From today’s perspective, of course this is ludicrous. Please understand, I’m not criticizing anyone, it was a different time, and we have a vastly different understanding of information now. But it’s the reason I love this video and use it to discuss problem solving. Here are the points that this illustrates so well:
- Defining the problem
- In the first step, the problem was defined as delivering the PAPER with the message. The medium was considered a critical component of the problem. The person who defined the problem didn’t see that the MESSAGE was the important part, not the medium.
- Tools for the solution
- The tools identified to address the problem were selected to match the physical media defined in the problem statement. The emphasis on the physical paper pigeonholed any solution into a mechanical, physical process.
- Craftsmen with the tools
- With the problem and tools defined, the next step was to select experts in those tools. Mechanical engineers were selected based on their skill with physical delivery and tracking systems. They weren’t asked to deliver the message content, they were asked to deliver the paper media. So they did to the best of their ability.

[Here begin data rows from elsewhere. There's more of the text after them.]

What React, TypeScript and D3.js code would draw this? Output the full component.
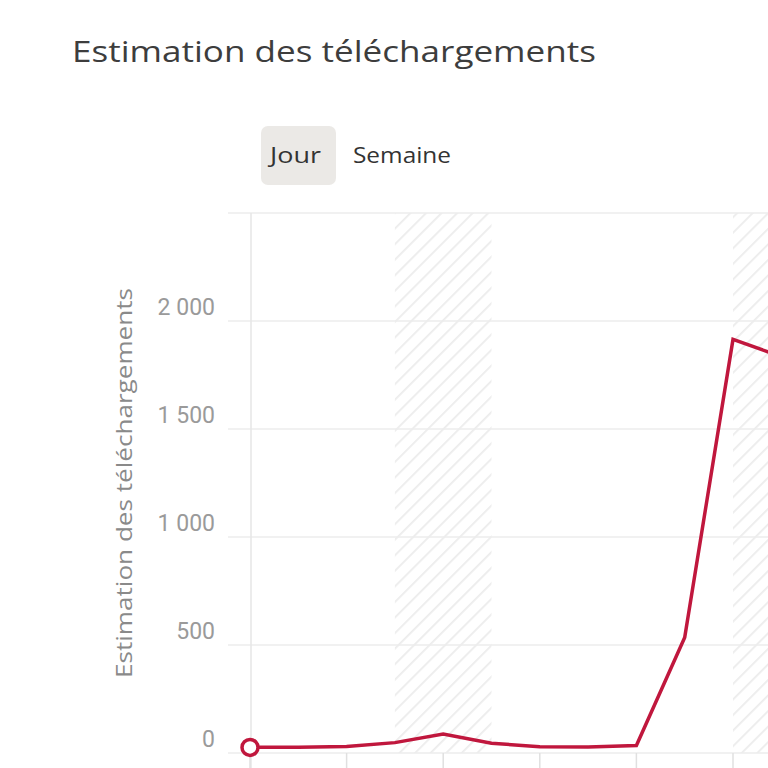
import React from "react";
import * as d3 from "d3";

// ---- data ----
const dayIndex = [0, 1, 2, 3, 4, 5, 6, 7, 8, 9, 10, 11];
const downloads = [26, 27, 30, 48, 88, 45, 29, 28, 35, 535, 1915, 1835];
const weekendStartDays = [3, 10];
const weekendLength = 2;
const xTickDays = [0, 2, 4, 6, 8, 10, 12];
const yTickValues = [0, 500, 1000, 1500, 2000, 2500];
const yLabelValues = [0, 500, 1000, 1500, 2000];
const titleText = "Estimation des téléchargements";
const yAxisTitle = "Estimation des téléchargements";
const periodButtons = ["Jour", "Semaine"];

const W = 768;
const H = 768;
const LINE_COLOR = "#c0173d";
const UI_FONT = "'Open Sans', Lato, sans-serif";

const frLocale = d3.formatLocale({
  decimal: ",",
  thousands: "\u00a0",
  grouping: [3],
  currency: ["", " €"],
});
const fmt = frLocale.format(",d");

export default function App() {
  const x = d3.scaleLinear().domain([0, 10]).range([250, 733]);
  const y = d3.scaleLinear().domain([0, 2500]).range([753, 213]);
  const line = d3
    .line<number>()
    .x((_, i) => x(dayIndex[i]))
    .y((d) => y(d))
    .curve(d3.curveLinear);

  const plotTop = y(2500);
  const plotBottom = y(0);
  const axisX = x(0);

  return (
    <div style={{ position: "fixed", left: 0, top: 0, width: W, height: H, background: "#fff" }}>
      <svg width={W} height={H} style={{ display: "block" }}>
        <defs>
          <pattern
            id="hatch"
            patternUnits="userSpaceOnUse"
            width={11}
            height={11}
            patternTransform="rotate(45)"
          >
            <rect width={11} height={11} fill="#fff" />
            <line x1={0} y1={0} x2={0} y2={11} stroke="#ececec" strokeWidth={3.5} />
          </pattern>
        </defs>
        <rect width={W} height={H} fill="#fff" />

        {/* title */}
        <text
          x={72}
          y={62}
          fontFamily={UI_FONT}
          fontSize={30}
          fill="#3d3d3d"
          textLength={524}
          lengthAdjust="spacingAndGlyphs"
        >
          {titleText}
        </text>

        {/* period buttons */}
        <rect x={261} y={126} width={75} height={59} rx={7} fill="#ebe9e6" />
        <text x={270} y={163} fontFamily={UI_FONT} fontSize={21} fill="#333" textLength={51} lengthAdjust="spacingAndGlyphs">
          {periodButtons[0]}
        </text>
        <text x={353} y={163} fontFamily={UI_FONT} fontSize={21} fill="#333" textLength={98} lengthAdjust="spacingAndGlyphs">
          {periodButtons[1]}
        </text>

        {/* weekend hatches */}
        {weekendStartDays.map((d) => (
          <rect
            key={d}
            x={x(d)}
            y={plotTop}
            width={x(d + weekendLength) - x(d)}
            height={plotBottom - plotTop}
            fill="url(#hatch)"
          />
        ))}

        {/* horizontal gridlines + left ticks */}
        {yTickValues.map((v) => (
          <line key={v} x1={228} x2={W} y1={y(v)} y2={y(v)} stroke="#ececec" strokeWidth={1.5} />
        ))}

        {/* y axis line */}
        <line x1={axisX + 1} x2={axisX + 1} y1={plotTop} y2={H} stroke="#e6e6e6" strokeWidth={1.5} />

        {/* x ticks */}
        {xTickDays.map((d) => (
          <line key={d} x1={x(d)} x2={x(d)} y1={plotBottom} y2={H} stroke="#e0e0e0" strokeWidth={1.5} />
        ))}

        {/* y tick labels */}
        {yLabelValues.map((v) => (
          <text
            key={v}
            x={215}
            y={y(v) - 6}
            textAnchor="end"
            fontFamily="Roboto, 'Open Sans', sans-serif"
            fontSize={23}
            fill="#9a9a9a"
          >
            {fmt(v)}
          </text>
        ))}

        {/* y axis title */}
        <text
          transform={`translate(132, 678) rotate(-90)`}
          fontFamily={UI_FONT}
          fontSize={21}
          fill="#8a8a8a"
          textLength={390}
          lengthAdjust="spacingAndGlyphs"
        >
          {yAxisTitle}
        </text>

        {/* data line */}
        <path d={line(downloads) || ""} fill="none" stroke={LINE_COLOR} strokeWidth={3.5} strokeLinejoin="miter" />
        <circle cx={x(dayIndex[0])} cy={y(downloads[0])} r={8} fill="#fff" stroke={LINE_COLOR} strokeWidth={3.5} />
      </svg>
    </div>
  );
}
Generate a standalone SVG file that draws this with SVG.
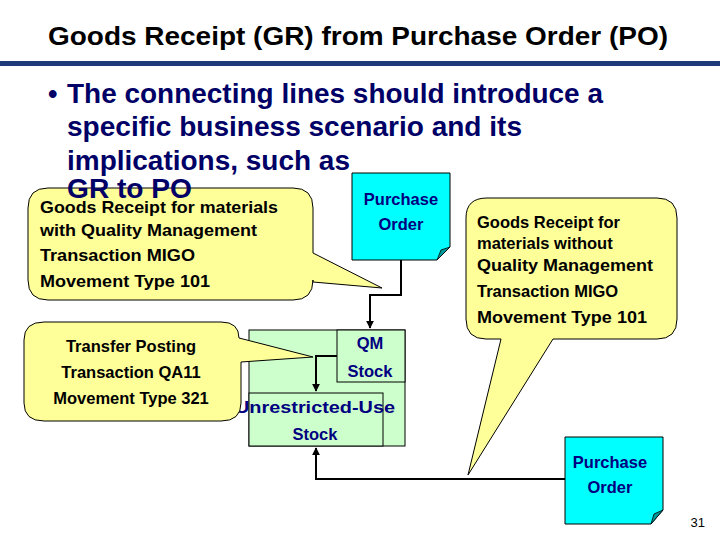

In our electronic world, this now seems silly. We know the message and information is the valuable component. Not the paper. That shift in perspective and updated knowledge makes it easy to ask ‘Why didn’t they just figure out a way to put names or addresses into the teletype messages?’ There are many other available solutions at the time as well, but the definition of the problem, the tools at hand, and the craftsmen with tool knowledge defined guardrails for the solution. The inputs defined the output.
Wrap up
The point of this is that unlike puzzles with a clear solution, problems live within a much more interesting and challenging universe. The answer isn’t always clear because it can be constrained and obfuscated by the way we define it, the tools we understand how to use, and our current skills. It’s critical to recognize these barriers that we put in place as we search for solutions to our problems. Don’t simply optimize what exists, work to understand the full system and flow of inputs and outputs and build from there.
Epilogue: The Disrupters
In the current business world we hear the term ‘disrupters’ used a lot, possibly over used, but for many cases it fits. Someone is willing to look at a problem from a fresh angle, and instead of simply making an incremental improvement on what exists, they are able to take an entirely new approach. Sometimes that results in a new solution that no one ever expected, and sometimes it makes the problem itself obsolete. The point is they examined all the inputs and outputs, and then looked at them within the wider context of their containing system and beyond.
For all facets of business problems – sales, marketing, operations, product development, delivery, accounting, and on and on – it’s critical to step back and see the forest, the trees, the undergrowth, the water table, the animal life, and understand how they all work together for success.